哪怕后来习惯了,麻木了,没那么痛了,但是失眠一直无法治愈。无论是烈酒还是安眠药,都没有任何作用。有一次他太累了,连续几天的加班让他十分憔悴和痛苦,结果他吃下不少安眠药也没有让他入睡,脑中尽是关于梁昊权与人滚床单的画面,有以前的现在的,结果反倒被送进医院洗胃。
他没去看心理医生,也知道这是心理上出了问题,药物也起不了作用。
从梁昊权喝醉把他拉上床,高/潮时候误叫出左小佐名字的时候,景行就知道梁昊权已经不再属于他,今日的离开是必然的结果。

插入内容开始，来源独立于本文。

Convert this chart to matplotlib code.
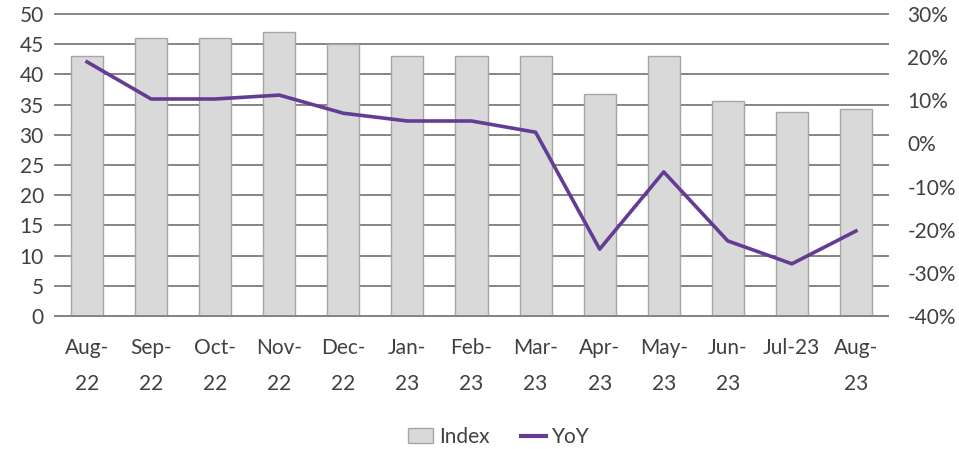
import matplotlib
matplotlib.use("Agg")
import matplotlib.pyplot as plt
from matplotlib.patches import Patch
from matplotlib.lines import Line2D
from matplotlib.ticker import FuncFormatter

months = ["Aug-\n22", "Sep-\n22", "Oct-\n22", "Nov-\n22", "Dec-\n22", "Jan-\n23", "Feb-\n23",
          "Mar-\n23", "Apr-\n23", "May-\n23", "Jun-\n23", "Jul-23\n", "Aug-\n23"]
index_vals = [43, 46, 46, 47, 45, 43, 43, 43, 36.8, 43, 35.6, 33.8, 34.3]
yoy_vals = [18.9, 10.3, 10.3, 11.2, 7.0, 5.2, 5.2, 2.6, -24.5, -6.6, -22.6, -27.9, -20.3]

plt.rcParams['font.family'] = ['Lato', 'DejaVu Sans']

fig = plt.figure(figsize=(9.59, 4.49), dpi=100)
ax = fig.add_axes([55 / 959, 1 - 316 / 449, 833 / 959, 302 / 449])
ax2 = ax.twinx()

x = range(len(months))
ax.set_ylim(0, 50)
ax.set_yticks(range(0, 51, 5))
ax.grid(axis='y', color='#858585', linewidth=1.4)
for gl in ax.get_ygridlines():
    gl.set_clip_on(False)
ax.set_axisbelow(True)
ax.bar(x, index_vals, width=0.5, color='#d9d9d9', edgecolor='#a6a6a6', linewidth=1, zorder=2)
ax.set_xlim(-0.5, len(months) - 0.5)
ax.set_xticks(list(x))
ax.set_xticklabels(months, color='#404040', linespacing=2.0)

ax2.plot(x, yoy_vals, color='#633c94', linewidth=2.6, zorder=3)
ax2.set_ylim(-40, 30)
ax2.set_yticks(range(-40, 31, 10))
ax2.yaxis.set_major_formatter(FuncFormatter(lambda v, p: f"{v:.0f}%"))

for a in (ax, ax2):
    for s in a.spines.values():
        s.set_visible(False)
    a.tick_params(length=0, colors='#404040', labelsize=15)
ax.tick_params(axis='y', pad=8)
ax2.tick_params(axis='y', pad=14)
ax.tick_params(axis='x', pad=16)
ax.spines['bottom'].set_visible(True)
ax.spines['bottom'].set_color('#858585')
ax.spines['bottom'].set_linewidth(1.4)

handles = [Patch(facecolor='#d9d9d9', edgecolor='#a6a6a6', label='Index'),
           Line2D([0], [0], color='#633c94', linewidth=3, label='YoY')]
fig.legend(handles=handles, loc='center', bbox_to_anchor=(0.52, 12 / 449),
           ncol=2, frameon=False, fontsize=15, handlelength=1.2, handletextpad=0.3,
           columnspacing=1.5, labelcolor='#404040')

fig.savefig("out.png", dpi=100)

起初梁昊权把身边情人全都打发走,景行就已察觉出异样。
这些年梁昊权其实与他上床的次数很少,只是偶尔在他那留宿。有时候留宿还只是盖棉被纯睡觉,景行知道自己长得很一般,达不到梁昊权喜欢的美人标准,虽然失落却也并不纠结于此。甚至还觉得自己是特别的存在,是自我安慰,也是自我麻痹。
至少,他还能待在他身边。
他从前没少在梁昊权和他的情人之间做手脚,破坏他们之间关系,所以梁昊权的情人很少能在他身边超过三个月。但梁昊权从未在意,景行也习惯了肆意而为。可这次关乎左小佐,却决然不同了。冷冷的眼神,警告着他若是再有所动,他会立刻消失在这个世界上。
他曾向梁老爷子谈起因为左小佐,害得美国那场谈判差点失败的事。梁老爷子气急,警告梁昊权若有下次,他必会将左小佐给处理掉。这件事使得他们之间的关系更是跌入冰点,现在被赶出去,不过是迟早的事情罢了。

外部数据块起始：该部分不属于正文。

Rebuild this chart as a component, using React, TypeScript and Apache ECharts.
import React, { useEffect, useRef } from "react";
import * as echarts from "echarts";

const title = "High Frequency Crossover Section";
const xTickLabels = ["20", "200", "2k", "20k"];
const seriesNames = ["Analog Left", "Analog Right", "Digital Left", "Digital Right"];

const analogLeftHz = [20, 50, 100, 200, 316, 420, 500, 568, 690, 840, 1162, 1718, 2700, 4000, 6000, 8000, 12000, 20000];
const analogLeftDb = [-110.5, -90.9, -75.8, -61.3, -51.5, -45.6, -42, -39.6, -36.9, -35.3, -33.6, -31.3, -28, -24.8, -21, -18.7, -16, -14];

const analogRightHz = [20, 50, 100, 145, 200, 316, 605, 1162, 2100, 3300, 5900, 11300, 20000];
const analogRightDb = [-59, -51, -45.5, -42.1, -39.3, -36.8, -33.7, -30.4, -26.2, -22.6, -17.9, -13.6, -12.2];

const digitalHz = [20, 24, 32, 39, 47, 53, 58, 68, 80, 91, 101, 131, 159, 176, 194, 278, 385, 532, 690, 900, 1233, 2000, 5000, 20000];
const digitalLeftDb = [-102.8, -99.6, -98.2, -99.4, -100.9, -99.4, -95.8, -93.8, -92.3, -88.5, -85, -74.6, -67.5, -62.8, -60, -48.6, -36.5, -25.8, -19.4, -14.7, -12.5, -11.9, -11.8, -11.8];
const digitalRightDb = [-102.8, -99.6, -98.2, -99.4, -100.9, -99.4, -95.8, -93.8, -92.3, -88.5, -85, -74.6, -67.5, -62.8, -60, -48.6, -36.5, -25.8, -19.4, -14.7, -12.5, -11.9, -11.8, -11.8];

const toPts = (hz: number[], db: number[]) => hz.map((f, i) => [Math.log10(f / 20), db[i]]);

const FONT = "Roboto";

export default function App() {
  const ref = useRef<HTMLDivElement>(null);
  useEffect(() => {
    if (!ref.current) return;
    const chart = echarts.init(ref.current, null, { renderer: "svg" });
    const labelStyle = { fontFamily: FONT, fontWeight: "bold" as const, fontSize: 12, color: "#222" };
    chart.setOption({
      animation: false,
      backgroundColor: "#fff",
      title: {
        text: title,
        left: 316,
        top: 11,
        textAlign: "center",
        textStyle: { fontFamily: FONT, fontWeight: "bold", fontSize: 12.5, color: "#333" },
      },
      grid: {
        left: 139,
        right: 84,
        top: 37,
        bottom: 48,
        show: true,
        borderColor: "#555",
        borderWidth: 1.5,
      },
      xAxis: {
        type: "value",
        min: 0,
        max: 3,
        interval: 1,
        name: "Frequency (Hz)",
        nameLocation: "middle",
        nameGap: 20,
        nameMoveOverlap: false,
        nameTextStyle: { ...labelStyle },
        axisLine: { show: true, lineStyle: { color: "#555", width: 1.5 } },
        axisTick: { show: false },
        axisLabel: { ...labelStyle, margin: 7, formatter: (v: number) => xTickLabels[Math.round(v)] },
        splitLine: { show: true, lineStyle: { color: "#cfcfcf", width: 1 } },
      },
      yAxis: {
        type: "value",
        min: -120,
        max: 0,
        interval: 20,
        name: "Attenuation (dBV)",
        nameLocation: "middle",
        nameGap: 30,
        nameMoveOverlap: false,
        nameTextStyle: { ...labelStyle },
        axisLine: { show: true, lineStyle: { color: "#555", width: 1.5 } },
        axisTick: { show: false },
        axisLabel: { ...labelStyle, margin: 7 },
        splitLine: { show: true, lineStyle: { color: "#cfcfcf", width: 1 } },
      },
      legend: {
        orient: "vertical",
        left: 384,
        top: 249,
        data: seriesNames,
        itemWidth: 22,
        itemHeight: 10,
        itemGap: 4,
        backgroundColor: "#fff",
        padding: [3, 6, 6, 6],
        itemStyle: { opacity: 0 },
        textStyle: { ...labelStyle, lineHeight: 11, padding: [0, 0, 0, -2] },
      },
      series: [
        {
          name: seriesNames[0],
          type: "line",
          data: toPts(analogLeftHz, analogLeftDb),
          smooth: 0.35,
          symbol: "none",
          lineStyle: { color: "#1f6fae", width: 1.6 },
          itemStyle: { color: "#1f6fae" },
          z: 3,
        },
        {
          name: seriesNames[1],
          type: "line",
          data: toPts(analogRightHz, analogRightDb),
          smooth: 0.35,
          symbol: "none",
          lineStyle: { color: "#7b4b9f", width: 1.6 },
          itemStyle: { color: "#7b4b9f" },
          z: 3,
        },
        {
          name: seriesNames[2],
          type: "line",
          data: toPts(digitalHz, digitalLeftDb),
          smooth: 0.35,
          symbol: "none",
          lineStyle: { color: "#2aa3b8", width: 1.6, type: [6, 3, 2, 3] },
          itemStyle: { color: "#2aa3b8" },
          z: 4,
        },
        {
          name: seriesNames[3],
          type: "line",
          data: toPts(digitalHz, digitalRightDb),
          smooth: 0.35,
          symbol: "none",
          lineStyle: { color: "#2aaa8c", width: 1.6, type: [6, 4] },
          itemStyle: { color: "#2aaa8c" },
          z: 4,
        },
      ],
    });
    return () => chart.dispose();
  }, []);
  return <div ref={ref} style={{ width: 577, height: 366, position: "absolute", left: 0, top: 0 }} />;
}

景行漫无目的的在街上行走,身边人来人往,急匆匆的走向各个目的地,而他却不知何去何从。他这些年一直围绕着梁昊权转,现在被迫离开了,他顿时没有了前进的方向。阳光刺目,晒得建筑物都萎靡了,他却觉得冷若冰窖。
口袋里的手机响了起来,方才还呆木如同九十老头一样动作缓慢的景行突然十分敏捷的掏出电话,可当看到来人时,心中不由苦笑,他现在还在期待什么?
“你他妈在哪里!把坐标发过来,给我原地待着,我去找你!”景行刚接起电话,肖扬噼里啪啦的怒吼声从电话里喷了出来。
景行心中有了微微暖意,这个世界并非只剩下他一个人。
肖扬没多久就找到了景行,把他拉上车那嘴又开始噼里啪啦起来,“瞧你这副衰样,不过是个男人嘛,至于这样吗!要我说这是好事,这些年你这名不正言不顺在他身边做牛做马这么久,他什么时候正眼瞧过你?自作多情犯贱也有个限度,你这样倒贴有意思吗?人家根本不在意好吗,我肖扬怎么有你这样窝囊犯贱的朋友,世界上又不是只剩下这么一个男人,你干嘛非要巴着他不放,贱得我几次都想把你敲失忆了。现在好了,皆大欢喜,干嘛要死要活的样子,我觉得应该买鞭炮连放三天三夜才对!”
肖扬是景行最好的朋友,从初中开始就认识,也是他唯一的好朋友。嘴巴虽然特毒,却也是最关心他,从不曾放弃他的人。